Even without this concern, KUP’s experience has shown that if remote access and control of a UPS is too generally availability, damage can be inflicted either by carelessness or malign intent. Better security can be promoted through using one-way communications solutions. The UPSs should remain closely monitored, but the reaction to a fault should be a phone call or email to alert an authorised technician located near to the UPS. This makes it easier to limit access to the appropriate personnel.
Nevertheless, once such a warning has been flagged, an appropriate response is essential. Technicians need to arrive on site, even if remote, within an agreed timeframe, and equipped with the training, documentation, equipment and parts needed to effect any repairs.
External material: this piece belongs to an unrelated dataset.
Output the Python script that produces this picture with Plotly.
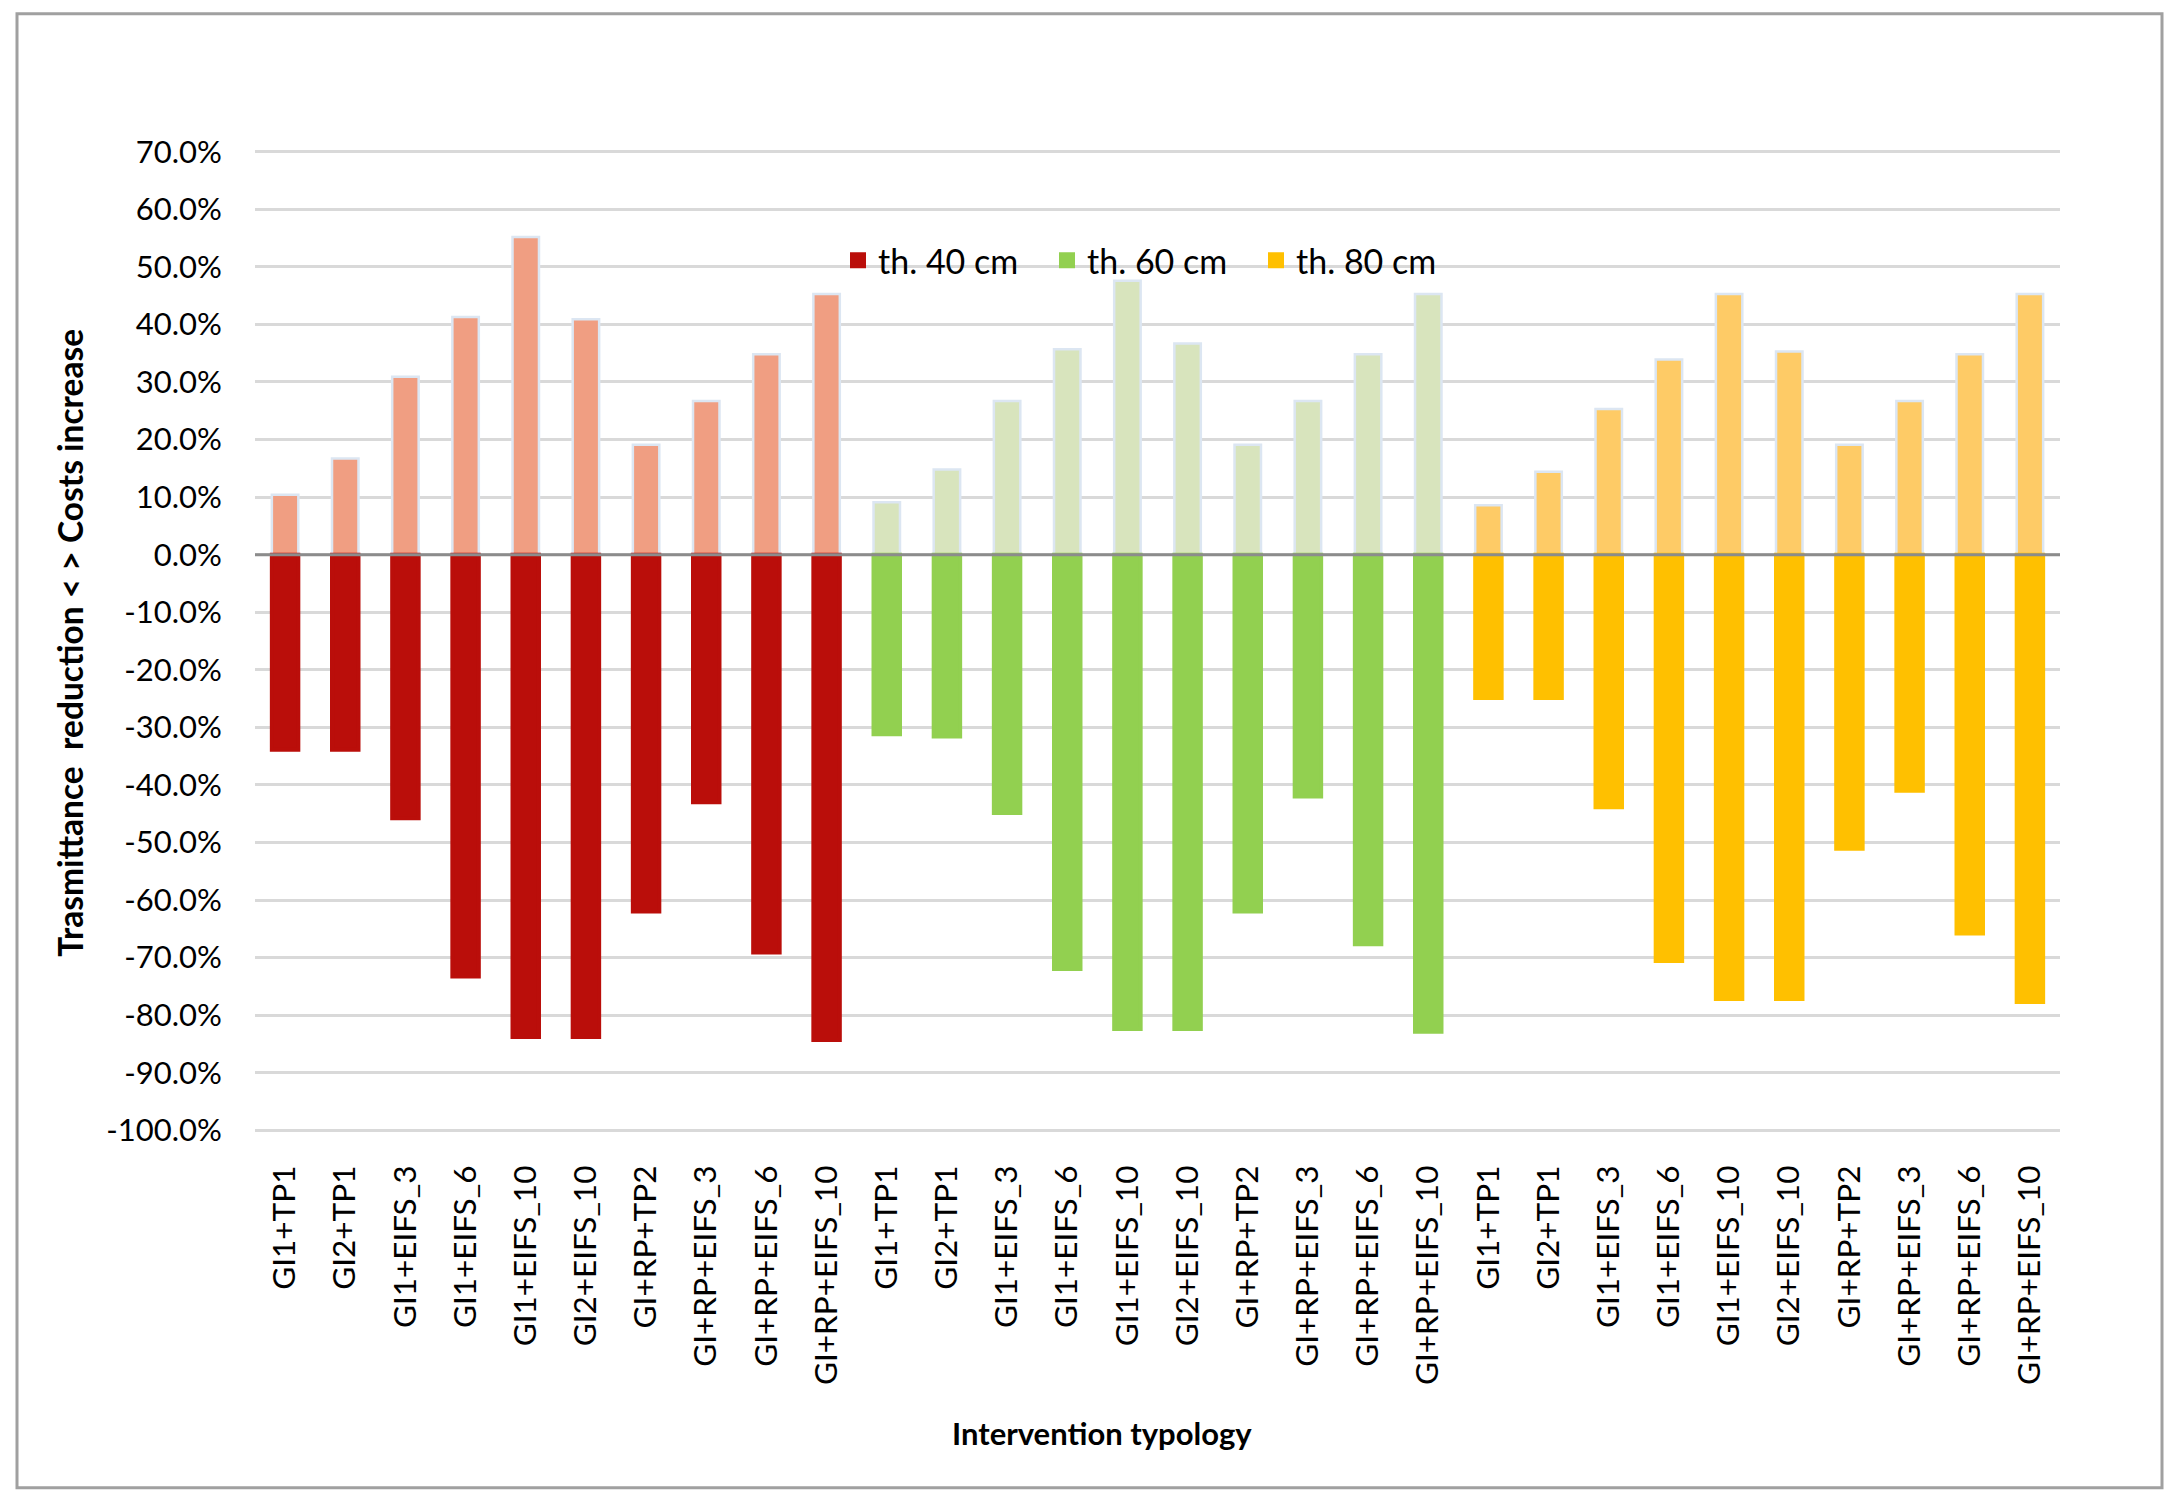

This means that, when evaluating potential UPS vendors, it’s essential not to look only at the system’s functionality, performance and reliability. A review of their service team is equally important. Does it have the geographical coverage needed, and can it meet the criteria given above?
Although not strictly part of a remote monitoring or control strategy, provision of an effective scheduled maintenance strategy is also essential. By ensuring that the batteries and other UPS components are in top condition, UPS life will be extended. Additionally, dependence on any remote control strategy - however it’s implemented – will be reduced, along with exposure to failure.
Conclusion
In this article, we have seen how gaining accurate visibility and control of your data centre equipment can be challenging. This is because larger, hub data centres may have large quantities of equipment that’s poorly understood for one reason or another, while smaller, edge facilities are typically remotely located and unstaffed. Nevertheless, achieving visibility and control is essential, to spot latent problems, prevent disastrous failures, and optimise energy efficiency.
A popular answer is to deploy data centre infrastructure management (DCIM) systems, as these are designed to deliver the information that’s needed, in time to allow effective responses. By linking to building management systems (BMSs), users can obtain a holistic view of how the entire data centre is performing, to allow better-informed responses and strategic planning.
Kohler Uninterruptible Power recognises the critical requirement for a level of monitoring and control, whether it’s a full DCIM system or something simpler. However, based on their experience, they sound one note of caution; running a full monitoring and control system with two-way communications can pose a security risk. It may be better to deliberately build manual intervention into the control loop, to mitigate this issue.